__SHORT PROBLEM__
Copy out the material below in full, but not its images.
[Start of DATA SHOWN]
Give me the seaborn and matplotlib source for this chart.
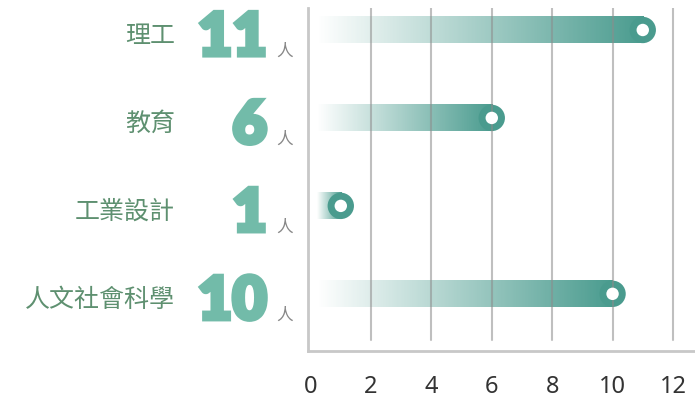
import numpy as np
import pandas as pd
import matplotlib
matplotlib.use("Agg")
import matplotlib.pyplot as plt
import matplotlib.patheffects as pe
import seaborn as sns
from matplotlib.colors import LinearSegmentedColormap

categories = ["理工", "教育", "工業設計", "人文社會科學"]
values = [11, 6, 1, 10]
xticks = [0, 2, 4, 6, 8, 10, 12]
unit = "人"

teal = "#4a9b8e"
label_green = "#5e9070"
number_green = "#72bba9"

sns.set_style("white")
plt.rcParams['font.family'] = ['Noto Sans CJK TC', 'DejaVu Sans']

df = pd.DataFrame({"cat": categories, "val": values})

fig = plt.figure(figsize=(6.95, 4.03), dpi=100)
ax = fig.add_axes([308/695, 1-351/403, 1-308/695, (351-8)/403])

# invisible bars, only to get the category scale and bar boxes
sns.barplot(data=df, x="val", y="cat", orient="h", width=0.3,
            color="white", alpha=0, ax=ax)

cmap = LinearSegmentedColormap.from_list(
    "fade", [(0.29, 0.61, 0.56, 0.0), (0.29, 0.61, 0.56, 1.0)])
grad = np.linspace(0, 1, 256).reshape(1, -1)
for p in ax.patches:
    x0, y0 = p.get_x(), p.get_y()
    w, h = p.get_width(), p.get_height()
    ax.imshow(grad, cmap=cmap, aspect="auto", interpolation="bicubic",
              extent=(x0 + 0.2, x0 + w, y0 + h, y0), zorder=2)

# rounded end cap and white dot
sns.scatterplot(data=df, x="val", y="cat", s=360, color=teal,
                edgecolor="none", ax=ax, zorder=3)
for x in xticks[1:]:
    ax.axvline(x, ymin=0.032, ymax=1, color="#8c8c8c", alpha=0.55,
               lw=1.5, zorder=4)
sns.scatterplot(data=df, x="val", y="cat", s=80, color="white",
                edgecolor="none", ax=ax, zorder=6)

ax.set_xlim(-0.086, 12.73)
ax.set_ylim(3.65, -0.25)
ax.set_xticks(xticks)
ax.set_xticklabels([str(t) for t in xticks], fontsize=17, color="#333333",
                   family=["Noto Sans", "DejaVu Sans"])
ax.tick_params(axis="x", length=0, pad=17)
ax.set_yticks([])
ax.set_xlabel("")
ax.set_ylabel("")

for s in ["top", "right"]:
    ax.spines[s].set_visible(False)
for s in ["left", "bottom"]:
    ax.spines[s].set_color("#c8c8c8")
    ax.spines[s].set_linewidth(2)

tr = ax.get_yaxis_transform()
heavy = [pe.withStroke(linewidth=3, foreground=number_green,
                       joinstyle="miter")]
for i, (c, v) in enumerate(zip(categories, values)):
    ax.text(-0.344, i + 0.07, c, transform=tr, ha="right", va="center",
            fontsize=18, color=label_green, clip_on=False)
    ax.text(-0.106, i + 0.29, str(v), transform=tr, ha="right",
            va="baseline", fontsize=43, fontweight="heavy",
            color=number_green, family=["Lato", "Roboto", "DejaVu Sans"],
            path_effects=heavy, clip_on=False)
    ax.text(-0.083, i + 0.29, unit, transform=tr, ha="left", va="baseline",
            fontsize=12, color="#888888", clip_on=False)

fig.savefig("out.png", dpi=100)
[End of DATA SHOWN]
__RIGHT ANSWER__
Give me the seaborn and matplotlib source for this chart.
import numpy as np
import pandas as pd
import matplotlib
matplotlib.use("Agg")
import matplotlib.pyplot as plt
import matplotlib.patheffects as pe
import seaborn as sns
from matplotlib.colors import LinearSegmentedColormap

categories = ["理工", "教育", "工業設計", "人文社會科學"]
values = [11, 6, 1, 10]
xticks = [0, 2, 4, 6, 8, 10, 12]
unit = "人"

teal = "#4a9b8e"
label_green = "#5e9070"
number_green = "#72bba9"

sns.set_style("white")
plt.rcParams['font.family'] = ['Noto Sans CJK TC', 'DejaVu Sans']

df = pd.DataFrame({"cat": categories, "val": values})

fig = plt.figure(figsize=(6.95, 4.03), dpi=100)
ax = fig.add_axes([308/695, 1-351/403, 1-308/695, (351-8)/403])

# invisible bars, only to get the category scale and bar boxes
sns.barplot(data=df, x="val", y="cat", orient="h", width=0.3,
            color="white", alpha=0, ax=ax)

cmap = LinearSegmentedColormap.from_list(
    "fade", [(0.29, 0.61, 0.56, 0.0), (0.29, 0.61, 0.56, 1.0)])
grad = np.linspace(0, 1, 256).reshape(1, -1)
for p in ax.patches:
    x0, y0 = p.get_x(), p.get_y()
    w, h = p.get_width(), p.get_height()
    ax.imshow(grad, cmap=cmap, aspect="auto", interpolation="bicubic",
              extent=(x0 + 0.2, x0 + w, y0 + h, y0), zorder=2)

# rounded end cap and white dot
sns.scatterplot(data=df, x="val", y="cat", s=360, color=teal,
                edgecolor="none", ax=ax, zorder=3)
for x in xticks[1:]:
    ax.axvline(x, ymin=0.032, ymax=1, color="#8c8c8c", alpha=0.55,
               lw=1.5, zorder=4)
sns.scatterplot(data=df, x="val", y="cat", s=80, color="white",
                edgecolor="none", ax=ax, zorder=6)

ax.set_xlim(-0.086, 12.73)
ax.set_ylim(3.65, -0.25)
ax.set_xticks(xticks)
ax.set_xticklabels([str(t) for t in xticks], fontsize=17, color="#333333",
                   family=["Noto Sans", "DejaVu Sans"])
ax.tick_params(axis="x", length=0, pad=17)
ax.set_yticks([])
ax.set_xlabel("")
ax.set_ylabel("")

for s in ["top", "right"]:
    ax.spines[s].set_visible(False)
for s in ["left", "bottom"]:
    ax.spines[s].set_color("#c8c8c8")
    ax.spines[s].set_linewidth(2)

tr = ax.get_yaxis_transform()
heavy = [pe.withStroke(linewidth=3, foreground=number_green,
                       joinstyle="miter")]
for i, (c, v) in enumerate(zip(categories, values)):
    ax.text(-0.344, i + 0.07, c, transform=tr, ha="right", va="center",
            fontsize=18, color=label_green, clip_on=False)
    ax.text(-0.106, i + 0.29, str(v), transform=tr, ha="right",
            va="baseline", fontsize=43, fontweight="heavy",
            color=number_green, family=["Lato", "Roboto", "DejaVu Sans"],
            path_effects=heavy, clip_on=False)
    ax.text(-0.083, i + 0.29, unit, transform=tr, ha="left", va="baseline",
            fontsize=12, color="#888888", clip_on=False)

fig.savefig("out.png", dpi=100)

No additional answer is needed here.